One listener, who runs an online fan site and says he has seen Prince perform more than 50 times, advises new fans: ''Don't bother with anything he has done post 1998. Get the songs that have the 'bad' words in them. Not because they are bad or naughty, but because those are the words of a man who pushed the envelope … post-1998 Prince is a watered-down, pale imitation of a man who went from creating sounds to following trends. The man that once sang Jack U Off wearing a trench coat and bikini briefs is now singing about a Future Baby Mama and wearing platform tennis shoes! Horrid!''
But Julian Hamilton is not a naysayer, saying that ''the thing that is so good about Prince is everything he touches turns to gold''.

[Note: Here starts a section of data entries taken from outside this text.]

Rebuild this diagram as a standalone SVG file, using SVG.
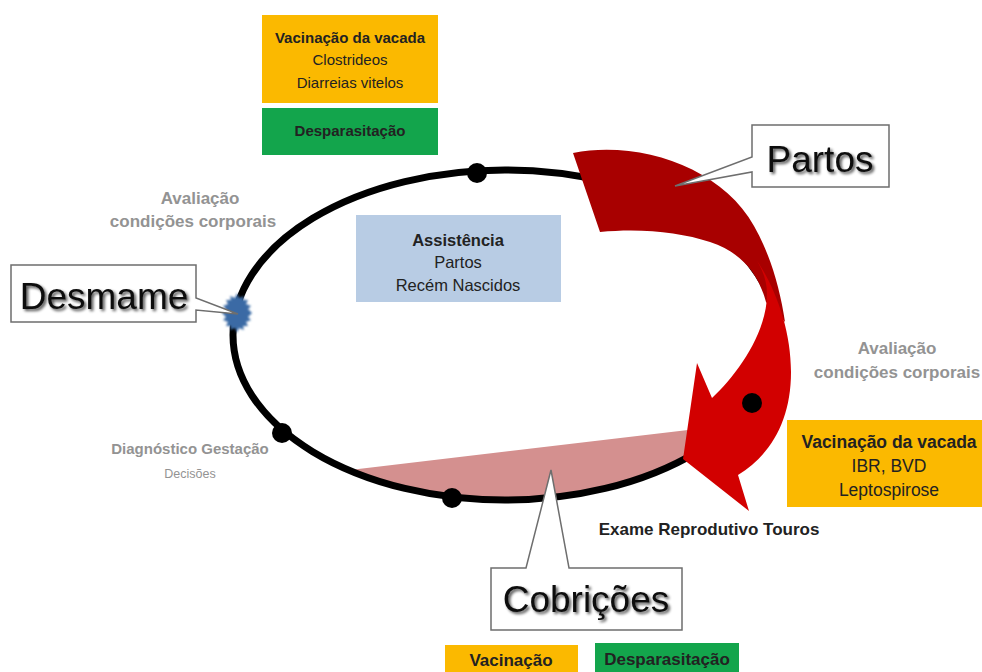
<svg xmlns="http://www.w3.org/2000/svg" width="982" height="672" viewBox="0 0 982 672">
<style>
.t{font-family:"Liberation Sans",Arial,sans-serif;text-anchor:middle}
.b{font-weight:bold}
.box{fill:#222}
.gray{fill:#939393}
.call{font-size:37px;fill:#111}
.cbox{fill:#fff;stroke:#6e6e6e;stroke-width:1.5}
.dot{fill:#000}
</style>
<defs>
<filter id="sh" x="-10%" y="-20%" width="130%" height="150%">
<feGaussianBlur in="SourceAlpha" stdDeviation="1.6"/>
<feOffset dx="2" dy="2" result="o"/>
<feComponentTransfer><feFuncA type="linear" slope="0.7"/></feComponentTransfer>
<feMerge><feMergeNode/><feMergeNode in="SourceGraphic"/></feMerge>
</filter>
<filter id="fz" x="-30%" y="-30%" width="160%" height="160%">
<feGaussianBlur stdDeviation="0.8"/>
</filter>
</defs>
<rect width="982" height="672" fill="#fff"/>

<g id="cycle">
<path d="M350,470 L688,430 L688,457 A272,165 0 0,1 350,470 Z" fill="#d4908f"/>
<ellipse cx="505" cy="335" rx="272" ry="165" fill="none" stroke="#000" stroke-width="7"/>
<circle class="dot" cx="477" cy="173" r="10"/>
<circle class="dot" cx="282" cy="433" r="10"/>
<circle class="dot" cx="452" cy="498" r="10"/>
<polygon fill="#3b6aa5" filter="url(#fz)" points="252,313 248,317 251,320 246,322 248,326 243,326 244,330 239,328 237,333 235,328 230,330 231,326 226,326 228,322 223,320 226,317 222,313 226,309 223,306 228,304 226,300 231,300 230,296 235,298 237,293 239,298 244,296 243,300 248,300 246,304 251,306 248,309"/>
</g>

<g id="arrow">
<path d="M573,153 C640,140 722,168 754,226 C770,254 780,288 785,322 L766,302 C758,272 740,252 710,242 C680,232 640,228 600,232 Z" fill="#a80000"/>
<path d="M754,256 C776,288 791,330 791,372 C791,420 771,455 738,475 L749,511 L683,459 L697,363 L712,398 C738,374 767,332 767,294 C767,280 762,268 754,256 Z" fill="#d20000"/>
<circle class="dot" cx="752" cy="403" r="10"/>
</g>

<g id="box-vacinacao-top">
<rect x="262" y="15" width="176" height="88" fill="#fbb900"/>
<text class="t b box" x="350" y="43" font-size="15">Vacinação da vacada</text>
<text class="t box" x="350" y="65" font-size="15">Clostrideos</text>
<text class="t box" x="350" y="88" font-size="15">Diarreias vitelos</text>
</g>
<g id="box-desparasitacao-top">
<rect x="262" y="108" width="176" height="47" fill="#13a54c"/>
<text class="t b box" x="350" y="136" font-size="15">Desparasitação</text>
</g>
<g id="box-assistencia">
<rect x="356" y="215" width="205" height="87" fill="#b8cce4"/>
<text class="t b box" x="458" y="246" font-size="16.5">Assistência</text>
<text class="t box" x="458" y="268" font-size="16.5">Partos</text>
<text class="t box" x="458" y="291" font-size="16.5">Recém Nascidos</text>
</g>
<g id="box-vacinacao-right">
<rect x="787" y="420" width="200" height="87" fill="#fbb900"/>
<text class="t b box" x="889" y="448" font-size="17.5">Vacinação da vacada</text>
<text class="t box" x="889" y="472" font-size="17.5">IBR, BVD</text>
<text class="t box" x="889" y="496" font-size="17.5">Leptospirose</text>
</g>
<g id="box-vacinacao-bottom">
<rect x="445" y="645" width="133" height="30" fill="#fbb900"/>
<text class="t b box" x="511" y="666" font-size="17">Vacinação</text>
</g>
<g id="box-desparasitacao-bottom">
<rect x="595" y="643" width="144" height="32" fill="#13a54c"/>
<text class="t b box" x="667" y="665" font-size="17">Desparasitação</text>
</g>

<g id="label-avaliacao-left">
<text class="t b gray" x="200" y="204" font-size="17">Avaliação</text>
<text class="t b gray" x="193" y="227" font-size="17">condições corporais</text>
</g>
<g id="label-avaliacao-right">
<text class="t b gray" x="897" y="354" font-size="17">Avaliação</text>
<text class="t b gray" x="897" y="378" font-size="17">condições corporais</text>
</g>
<g id="label-diagnostico">
<text class="t b gray" x="190" y="454" font-size="15">Diagnóstico Gestação</text>
<text class="t gray" x="190" y="478" font-size="12.5">Decisões</text>
</g>
<g id="label-exame">
<text class="t b box" x="709" y="535" font-size="17">Exame Reprodutivo Touros</text>
</g>

<g id="callout-partos">
<path class="cbox" d="M752,125 H889 V187 H752 V172 L675,186 L752,157 Z"/>
<text class="t call" x="820" y="172" filter="url(#sh)">Partos</text>
</g>
<g id="callout-desmame">
<path class="cbox" d="M11,265 H196 V298 L238,314 L196,310 V322 H11 Z"/>
<text class="t call" x="104" y="309" filter="url(#sh)">Desmame</text>
</g>
<g id="callout-cobricoes">
<path class="cbox" d="M491,568 H526 L551,470 L569,568 H682 V630 H491 Z"/>
<text class="t call" x="586" y="612" filter="url(#sh)">Cobrições</text>
</g>
</svg>
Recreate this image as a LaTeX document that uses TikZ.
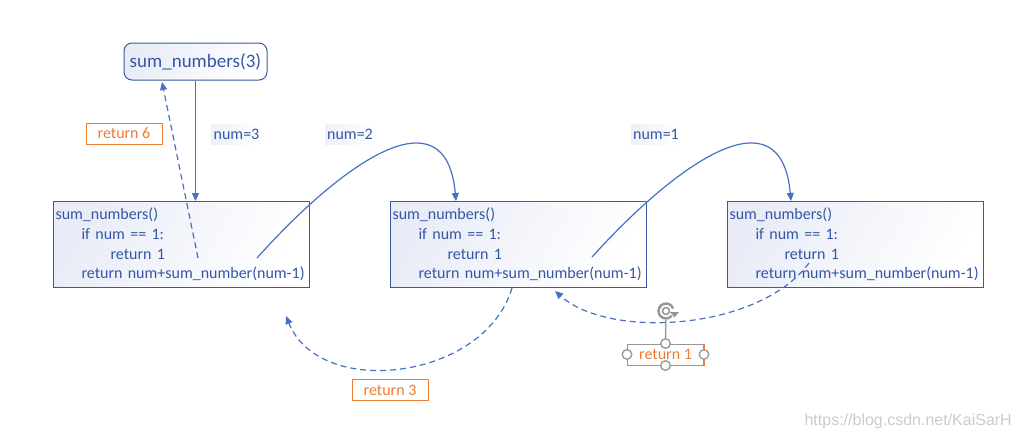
\documentclass[tikz,border=0pt]{standalone}
\usepackage{fontspec}
\setmainfont{Carlito}
\newfontfamily\wmfont{Liberation Sans}
\usetikzlibrary{arrows.meta}
\definecolor{bxblue}{RGB}{59,89,160}
\definecolor{txblue}{RGB}{52,86,165}
\definecolor{arblue}{RGB}{68,114,196}
\definecolor{rorange}{RGB}{237,125,49}
\definecolor{lav}{RGB}{226,230,244}
\definecolor{hgray}{RGB}{150,150,150}
\begin{document}
\begin{tikzpicture}[x=1pt,y=-1pt,
  codebox/.style={draw=bxblue, line width=1pt, top color=lav!75, bottom color=white, shading angle=60,
    minimum width=256pt, minimum height=86pt, text width=252pt, inner xsep=2pt, inner ysep=0pt,
    align=left, text=txblue, font=\fontsize{16}{19.7}\selectfont, anchor=north west},
  callbox/.style={draw=bxblue, line width=1pt, rounded corners=8pt, top color=lav!75, bottom color=white,
    shading angle=60, minimum width=143pt, minimum height=37pt, text=txblue, font=\fontsize{19}{22}\selectfont},
  numlbl/.style={left color=lav!60, right color=white, inner xsep=2pt, inner ysep=0pt,
    minimum height=20pt, text=txblue, font=\fontsize{16}{18}\selectfont},
  retbox/.style={draw=rorange, line width=1pt, fill=white, text=rorange, minimum width=76pt, minimum height=21pt,
    inner sep=0pt, font=\fontsize{16}{18}\selectfont},
  arr/.style={draw=arblue, line width=1.2pt, -{Triangle[length=8pt,width=7pt]}},
  darr/.style={arr, dash pattern=on 6pt off 4pt},
  handle/.style={draw=hgray, line width=1.3pt, fill=white}
]
\fill[white] (0,0) rectangle (1021,439);
\useasboundingbox (0,0) rectangle (1021,439);

% nodes
\node[callbox] (sum3) at (195.5,61.5) {sum\_numbers(3)};
\node[codebox] (box1) at (53,201) {sum\_numbers()\\\hspace*{26pt}if num == 1:\\\hspace*{55pt}return 1\\\hspace*{26pt}return num+sum\_number(num-1)};
\node[codebox] (box2) at (390,201) {sum\_numbers()\\\hspace*{26pt}if num == 1:\\\hspace*{55pt}return 1\\\hspace*{26pt}return num+sum\_number(num-1)};
\node[codebox] (box3) at (727,201) {sum\_numbers()\\\hspace*{26pt}if num == 1:\\\hspace*{55pt}return 1\\\hspace*{26pt}return num+sum\_number(num-1)};

\node[numlbl, minimum width=51pt] (n3) at (236.5,134) {num=3};
\node[numlbl, minimum width=50pt] (n2) at (350,134) {num=2};
\node[numlbl, minimum width=50pt] (n1) at (656,134) {num=1};

\node[retbox] (r6) at (124,133.5) {return 6};
\node[retbox] (r3) at (390,390) {return 3};

% connector end points
\coordinate (d1) at (198,258);
\coordinate (s3ret) at (162,82);
\coordinate (c1) at (257,258);
\coordinate (t2) at (456,201);
\coordinate (c2) at (592,257);
\coordinate (t3) at (791,201);
\coordinate (d2) at (512,288);
\coordinate (e2) at (286,316);
\coordinate (d3) at (809,263);
\coordinate (e3) at (555,291);

% connectors
\draw[arr] (sum3.south) -- (sum3.south |- box1.north);
\draw[darr] (d1) -- (s3ret);
\draw[arr] (c1) .. controls (344,161) and (446,91) .. (t2);
\draw[arr] (c2) .. controls (679,161) and (781,91) .. (t3);
\draw[darr] (d2) .. controls (485,380) and (320,400) .. (e2);
\draw[darr] (d3) .. controls (760,330) and (610,340) .. (e3);

% return 1 with selection handles
\node[retbox, draw=hgray] (r1) at (665.5,354.5) {return 1};
\draw[rorange, line width=1pt] (r1.north east) -- (r1.south east);
\coordinate (rot) at (666,311);
\draw[hgray, line width=1.3pt] (r1.north) -- (rot);
\fill[white] (rot) circle (9pt);
\draw[hgray, line width=2.4pt] (rot) ++(20:7.5pt) arc[start angle=20, end angle=320, radius=7.5pt];
\draw[hgray, line width=1.5pt] (rot) circle (3.5pt);
\fill[hgray] (rot) ++(4pt,-1pt) -- ++(9pt,0pt) -- ++(-4.5pt,-5.5pt) -- cycle;
\draw[handle] (r1.north) circle (4.8pt);
\draw[handle] (r1.south) circle (4.8pt);
\draw[handle] (r1.west) circle (4.8pt);
\draw[handle] (r1.east) circle (4.8pt);

% watermark
\node[font=\wmfont\fontsize{16}{16}\selectfont, text=black!20, anchor=east, inner sep=0pt] (wm) at (1012,421) {https://blog.csdn.net/KaiSarH};
\end{tikzpicture}
\end{document}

''No matter what he tries his hand at, he nails,'' Hamilton says. ''Everything comes across sounding so confident and polished: his jazz tunes, his soul tunes, his simplest pop songs - it's all so solid.
''Plus, he always sounds like he's enjoying it. He never sounds earnest. Nothing sounds like a struggle. He makes it all sound very, very easy - but any muso will tell you what he does, everything he does, is so very difficult for most of us mere mortals to pull off.''
As Julian Hamilton and a few hundred lucky souls discovered in 2003, when on stadium tours, Prince sometimes likes to sneak away and emulate his formative years in the small, hot clubs of Minneapolis. Eight years ago, well past midnight, Prince and his full band, who had already performed a full show at the Entertainment Centre, took to the stage of the Basement for a late-night jam that ended after 3am. Entry was for those who had guessed, heard the whispers or knew someone who knew someone. Officially, there are no official plans for a similar gig this time but, as one tour insider pointed out, Prince will be in each city for two or three days at least, offering up plenty of opportunities. It might be time to stake out small bars and venues.
Prince plays at Allphones Arena on May 11 and 12 (sold out). Tickets for a third show on May 22 go on sale on Monday.